El tema de la conexión entre humanos, sobre todo refiriéndose a este asunto, es algo que diversos autores –sean filosóficos y/o literarios– han tratado. Y es porque muchos –me parece o me gusta pensar– somos conscientes de que la empatía es algo que se pierde o se disipa a causa de la hiperactividad mediática que vivimos. Justo ahora podría decir algo como “Hoy en día…” y nosotros completaríamos esa frase con diversas situaciones que denotarían las adversidades que vivimos y nos vuelven más distantes. Pese a ello, se mantiene la búsqueda por informar o describir eventos e ideas que nos acerquen a lo que otros viven, ya sea angustia, dicha o sufrimiento, para erigir entre nosotros maneras de identificarnos. Por ejemplo, Valeria Luiselli y su libro Los niños perdidos (2016) da cuenta de la historia de los niños migrantes en Estados Unidos y cómo viven en una especie de campo de concentración segregados de sus familias; también está el discurso que David Foster Wallace dirigió a una serie de graduados de licenciatura titulado “Esto es agua” (2005) que tenía como propósito hacerlos pensar constantemente en lo difícil que era la vida para cualquier humano. Y podríamos abundar en ejemplos. Seguro la lectura de una lista de textos al respecto dejaría mejor definida esta palabra que ahora mismo me hace dar vueltas para saber por qué la analogía “estar en los zapatos del otro” me suena incompleta y poco precisa al momento de entender mejor qué es la empatía, y por qué nos caería bien irnos a dormir o a despertar –qué sé yo– pensando más y más sobre esta palabra y lo que implica.

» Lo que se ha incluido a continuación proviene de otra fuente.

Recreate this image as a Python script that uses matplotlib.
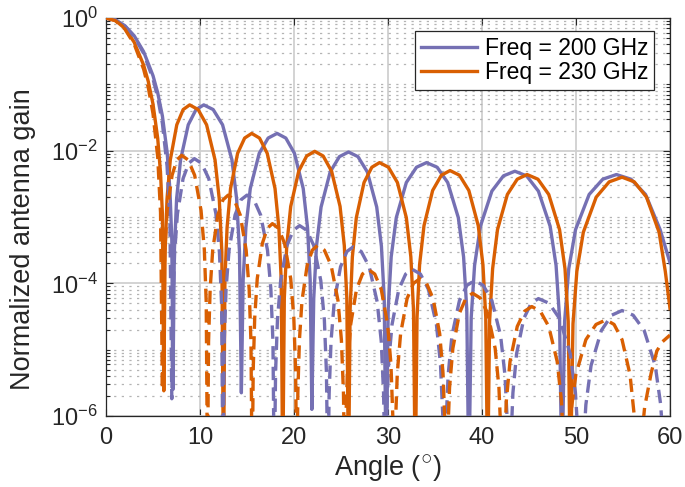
import numpy as np
import matplotlib
matplotlib.use("Agg")
import matplotlib.pyplot as plt
from matplotlib.ticker import LogLocator, NullFormatter, FixedLocator

plt.rcParams['font.family'] = ['Liberation Sans', 'DejaVu Sans']
plt.rcParams['mathtext.fontset'] = 'custom'
plt.rcParams['mathtext.rm'] = 'Liberation Sans'
plt.rcParams['mathtext.it'] = 'Liberation Sans:italic'
plt.rcParams['mathtext.default'] = 'regular'

# values: angle (deg) and log10 of normalized gain
# solid, 200 GHz
ang_200 = [0, 1, 2, 3, 4, 5, 5.5, 6, 6.5, 6.8, 7.0, 7.12,
           7.27, 7.51, 7.93, 8.75, 9.58, 10.4, 11.4, 12.4, 13.4, 13.9, 14.2, 14.4,
           14.59, 14.88, 15.35, 16.3, 17.25, 18.2, 19.13, 20.05, 20.98, 21.44, 21.72, 21.9,
           22.1, 22.39, 22.88, 23.85, 24.83, 25.8, 26.8, 27.8, 28.8, 29.3, 29.6, 29.8,
           30.02, 30.34, 30.88, 31.95, 33.03, 34.1, 35.23, 36.35, 37.48, 38.04, 38.38, 38.6,
           38.85, 39.21, 39.83, 41.05, 42.28, 43.5, 44.75, 46.0, 47.25, 47.88, 48.25, 48.5,
           48.79, 49.23, 49.95, 51.4, 52.85, 54.3, 55.85, 57.4, 58.95, 60.0]
lg_200 = [0, -0.028, -0.115, -0.268, -0.507, -0.869, -1.127, -1.477, -2.02, -2.59, -3.34, -5.6,
          -3.52, -2.73, -2.14, -1.61, -1.38, -1.31, -1.38, -1.61, -2.14, -2.73, -3.52, -5.65,
          -3.95, -3.16, -2.57, -2.04, -1.81, -1.74, -1.81, -2.04, -2.57, -3.16, -3.95, -5.9,
          -4.23, -3.44, -2.85, -2.32, -2.09, -2.02, -2.09, -2.32, -2.85, -3.44, -4.23, -7,
          -4.39, -3.60, -3.01, -2.48, -2.25, -2.18, -2.25, -2.48, -3.01, -3.60, -4.39, -7,
          -4.52, -3.73, -3.14, -2.61, -2.38, -2.31, -2.38, -2.61, -3.14, -3.73, -4.52, -7,
          -4.57, -3.78, -3.19, -2.66, -2.43, -2.36, -2.43, -2.66, -3.19, -3.69]

# solid, 230 GHz
ang_230 = [0, 1, 2, 3, 4, 4.5, 5, 5.5, 5.8, 6.0, 6.15,
           6.29, 6.49, 6.84, 7.53, 8.21, 8.9, 9.8, 10.7, 11.6, 12.05, 12.32, 12.5,
           12.65, 12.88, 13.25, 14.0, 14.75, 15.5, 16.33, 17.15, 17.98, 18.39, 18.64, 18.8,
           18.97, 19.23, 19.65, 20.5, 21.35, 22.2, 23.1, 24.0, 24.9, 25.35, 25.62, 25.8,
           25.97, 26.21, 26.63, 27.45, 28.28, 29.1, 30.05, 31.0, 31.95, 32.43, 32.71, 32.9,
           33.09, 33.36, 33.83, 34.75, 35.68, 36.6, 37.6, 38.6, 39.6, 40.1, 40.4, 40.6,
           40.81, 41.13, 41.65, 42.7, 43.75, 44.8, 45.95, 47.1, 48.25, 48.83, 49.17, 49.4,
           49.68, 50.09, 50.78, 52.15, 53.53, 54.9, 56.2, 57.5, 58.84, 59.5, 60.0]
lg_230 = [0, -0.038, -0.155, -0.366, -0.709, -0.958, -1.297, -1.813, -2.335, -2.95, -5.62,
          -3.52, -2.73, -2.14, -1.61, -1.38, -1.31, -1.38, -1.61, -2.14, -2.73, -3.52, -7,
          -3.95, -3.16, -2.57, -2.04, -1.81, -1.74, -1.81, -2.04, -2.57, -3.16, -3.95, -7,
          -4.22, -3.43, -2.84, -2.31, -2.08, -2.01, -2.08, -2.31, -2.84, -3.43, -4.22, -7,
          -4.39, -3.60, -3.01, -2.48, -2.25, -2.18, -2.25, -2.48, -3.01, -3.60, -4.39, -7,
          -4.51, -3.72, -3.13, -2.60, -2.37, -2.30, -2.37, -2.60, -3.13, -3.72, -4.51, -7,
          -4.57, -3.78, -3.19, -2.66, -2.43, -2.36, -2.43, -2.66, -3.19, -3.78, -4.57, -7,
          -4.61, -3.82, -3.23, -2.70, -2.47, -2.40, -2.47, -2.70, -3.23, -3.82, -4.38]

# dashed, 200 GHz
angd_200 = [0, 1, 2, 3, 4, 5, 5.5, 6, 6.5, 6.8, 7.0,
            7.12, 7.30, 7.60, 8.20, 8.80, 9.4, 10.16, 10.93, 11.69, 12.07, 12.30, 12.45,
            12.58, 12.77, 13.09, 13.73, 14.36, 15.0, 15.73, 16.45, 17.18, 17.54, 17.76, 17.9,
            18.04, 18.24, 18.58, 19.25, 19.93, 20.6, 21.35, 22.1, 22.85, 23.23, 23.45, 23.6,
            23.74, 23.94, 24.28, 24.95, 25.63, 26.3, 27.15, 28.0, 28.85, 29.28, 29.53, 29.7,
            29.85, 30.06, 30.43, 31.15, 31.88, 32.6, 33.45, 34.3, 35.15, 35.58, 35.83, 36.0,
            36.16, 36.4, 36.8, 37.6, 38.4, 39.2, 40.13, 41.05, 41.98, 42.44, 42.72, 42.9,
            43.06, 43.29, 43.68, 44.45, 45.23, 46.0, 47.13, 48.25, 49.38, 49.94, 50.28, 50.5,
            50.72, 51.05, 51.6, 52.7, 53.8, 54.9, 56.08, 57.25, 58.43, 59.01, 59.37, 59.6, 60.0]
lgd_200 = [0, -0.029, -0.120, -0.281, -0.532, -0.918, -1.197, -1.587, -2.235, -3.06, -5.74,
           -4.33, -3.54, -2.95, -2.42, -2.19, -2.12, -2.19, -2.42, -2.95, -3.54, -4.33, -7,
           -4.88, -4.09, -3.50, -2.97, -2.74, -2.67, -2.74, -2.97, -3.50, -4.09, -4.88, -7,
           -5.34, -4.55, -3.96, -3.43, -3.20, -3.13, -3.20, -3.43, -3.96, -4.55, -5.34, -7,
           -5.66, -4.87, -4.28, -3.75, -3.52, -3.45, -3.52, -3.75, -4.28, -4.87, -5.66, -7,
           -6.0, -5.21, -4.62, -4.09, -3.86, -3.79, -3.86, -4.09, -4.62, -5.21, -6.0, -7,
           -6.17, -5.38, -4.79, -4.26, -4.03, -3.96, -4.03, -4.26, -4.79, -5.38, -6.17, -7,
           -6.44, -5.65, -5.06, -4.53, -4.30, -4.23, -4.30, -4.53, -5.06, -5.65, -6.44, -7,
           -6.62, -5.83, -5.24, -4.71, -4.48, -4.41, -4.48, -4.71, -5.24, -5.83, -6.62, -7, -6.8]

# dashed, 230 GHz
angd_230 = [0, 1, 2, 3, 4, 4.5, 5, 5.5, 5.8, 6.0,
            6.10, 6.26, 6.51, 7.03, 7.54, 8.05, 8.74, 9.43, 10.11, 10.46, 10.66, 10.8,
            10.91, 11.08, 11.35, 11.9, 12.45, 13.0, 13.64, 14.28, 14.91, 15.23, 15.42, 15.55,
            15.66, 15.82, 16.09, 16.63, 17.16, 17.7, 18.35, 19.0, 19.65, 19.98, 20.17, 20.3,
            20.41, 20.58, 20.85, 21.4, 21.95, 22.5, 23.23, 23.95, 24.68, 25.04, 25.26, 25.4,
            25.53, 25.71, 26.03, 26.65, 27.28, 27.9, 28.59, 29.28, 29.96, 30.31, 30.51, 30.65,
            30.79, 30.99, 31.34, 32.03, 32.71, 33.4, 34.1, 34.8, 35.5, 35.85, 36.06, 36.2,
            36.34, 36.55, 36.9, 37.6, 38.3, 39.0, 39.8, 40.6, 41.4, 41.8, 42.04, 42.2,
            42.36, 42.59, 42.98, 43.75, 44.53, 45.3, 46.2, 47.1, 48.0, 48.45, 48.72, 48.9,
            49.12, 49.44, 49.98, 51.05, 52.13, 53.2, 54.05, 54.9, 55.75, 56.18, 56.43, 56.6,
            57.0, 57.3, 58.0, 58.6, 59.2, 60.0]
lgd_230 = [0, -0.040, -0.165, -0.394, -0.770, -1.049, -1.441, -2.094, -2.93, -5.6,
           -4.28, -3.49, -2.90, -2.37, -2.14, -2.07, -2.14, -2.37, -2.90, -3.49, -4.28, -7,
           -4.88, -4.09, -3.50, -2.97, -2.74, -2.67, -2.74, -2.97, -3.50, -4.09, -4.88, -7,
           -5.31, -4.52, -3.93, -3.40, -3.17, -3.10, -3.17, -3.40, -3.93, -4.52, -5.31, -7,
           -5.64, -4.85, -4.26, -3.73, -3.50, -3.43, -3.50, -3.73, -4.26, -4.85, -5.64, -7,
           -6.0, -5.21, -4.62, -4.09, -3.86, -3.79, -3.86, -4.09, -4.62, -5.21, -6.0, -7,
           -6.14, -5.35, -4.76, -4.23, -4.00, -3.93, -4.00, -4.23, -4.76, -5.35, -6.14, -7,
           -6.36, -5.57, -4.98, -4.45, -4.22, -4.15, -4.22, -4.45, -4.98, -5.57, -6.36, -7,
           -6.56, -5.77, -5.18, -4.65, -4.42, -4.35, -4.42, -4.65, -5.18, -5.77, -6.56, -7,
           -6.76, -5.97, -5.38, -4.85, -4.62, -4.55, -4.62, -4.85, -5.38, -5.97, -6.76, -7,
           -6.3, -5.87, -5.35, -5.02, -4.88, -4.78]

labels = ['Freq = 200 GHz', 'Freq = 230 GHz']
c_200 = '#7570b3'
c_230 = '#d95f02'
ink = '#262626'


def main():
    fig = plt.figure(figsize=(6.85, 4.87), dpi=100)
    ax = fig.add_axes([106 / 685, 71 / 487, 564 / 685, 398 / 487])

    lw = 2.4
    dash = (0, (4, 2.2))
    l1, = ax.plot(ang_200, np.power(10.0, lg_200), color=c_200, lw=lw, label=labels[0], zorder=3)
    l2, = ax.plot(ang_230, np.power(10.0, lg_230), color=c_230, lw=lw, label=labels[1], zorder=3)
    ax.plot(angd_200, np.power(10.0, lgd_200), color=c_200, lw=lw, ls=dash, zorder=3)
    ax.plot(angd_230, np.power(10.0, lgd_230), color=c_230, lw=lw, ls=dash, zorder=3)

    ax.set_yscale('log')
    ax.set_xlim(0, 60)
    ax.set_ylim(1e-6, 1)
    ax.set_xticks(np.arange(0, 61, 10))
    ax.yaxis.set_major_locator(FixedLocator([1e-6, 1e-4, 1e-2, 1]))
    ax.yaxis.set_minor_locator(LogLocator(base=10, subs=np.arange(1, 10), numticks=30))
    ax.yaxis.set_minor_formatter(NullFormatter())

    # grid: solid majors, dotted minors on y
    ax.grid(which='major', color='#d0d0d0', lw=1.3, zorder=0)
    ax.grid(which='minor', axis='y', color='#b4b4b4', lw=0.9, ls=(0, (1.8, 4.3)), zorder=0)
    ax.set_axisbelow(True)

    ax.tick_params(which='both', direction='in', top=True, right=True,
                   colors=ink, labelsize=17, width=0.8)
    ax.tick_params(which='major', length=5)
    ax.tick_params(axis='x', which='major', pad=8)
    ax.tick_params(axis='y', which='major', pad=6)
    ax.tick_params(which='minor', length=3)
    for s in ax.spines.values():
        s.set_color(ink)
        s.set_linewidth(0.9)

    ax.set_xlabel(r'Angle ($^{\bigcirc}$)', fontsize=19.5, color=ink, labelpad=2)
    ax.set_ylabel('Normalized antenna gain', fontsize=19.5, color=ink)
    ax.yaxis.set_label_coords(-0.125, 0.445)

    leg = ax.legend(handles=[l1, l2], loc='upper right',
                    bbox_to_anchor=((654 - 106) / 564, (416 - 31) / 398),
                    fontsize=16.5, handlelength=2.45, handletextpad=0.35,
                    borderpad=0.25, labelspacing=0.05, borderaxespad=0,
                    fancybox=False, framealpha=1, edgecolor=ink)
    leg.get_frame().set_linewidth(0.9)

    fig.savefig('out.png', dpi=100)


if __name__ == "__main__":
    main()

Sin embargo, creo firmemente que la empatía no es algo que pueda definirse con simpleza, porque una definición nos sirve en sí para sentirnos más seguros con el uso de tal o cual concepto. Y no quiero llegar a cuestiones extremosas y decir que toda definición lo que hace es volvernos más fríos, distantes, complacientes como usuarios de una zona de confort lingüística, porque ahora ese no es el propósito, sino establecer por qué la empatía es más que estar en los zapatos del otro.
El filósofo coreano, Byung-Chul Han, destaca en su libro La sociedad de la transparencia (2013) que “es imposible establecer una transparencia interpersonal” y aclara que dicha pretensión comunicacional es poco deseable, ya que precisamente “la falta de transparencia del otro mantiene viva la relación”. De tal manera que la idea de lograr estar en los zapatos del otro se vuelve un acto psicológicamente inalcanzable; la frase nos da una idea de cercanía, pero nos devuelve a nosotros mismos, al yo que somos incapaces de olvidar por completo.
Si vemos a alguien perder a un ser querido, la empatía no se logra en el intento de conciliar lo que se siente, ya que el dolor es inimaginable. Lo que nos acerca a otros hasta alcanzar la identificación emocional es, paradójicamente, la imposibilidad de comprender en su totalidad el dolor o cualquier emoción que el otro experimente. La empatía es catártica y surge a partir de la sensibilidad, de la atención, de la interrupción del yo al grado de permitir que lo que el otro vive y tiene la valentía de expresar, viva – aunque sea de manera momentánea– en nosotros. El resto son palabras, son meros intentos por esbozar una explicación que conforme avanza se vuelve más fría y distante. Sin embargo, seguimos buscando. La búsqueda debe ante todo perder la intención de comprender para explicar. Lo que me hace pensar que este, como otros ejemplos mucho mejor logrados, no pretende aclarar, describir y ejemplificar para definirnos, sino para establecer que somos capaces de identificarnos siendo en gran medida un conjunto de seres desconocidos.
∗Luis Enrique Araoz (Sonora). Es escritor.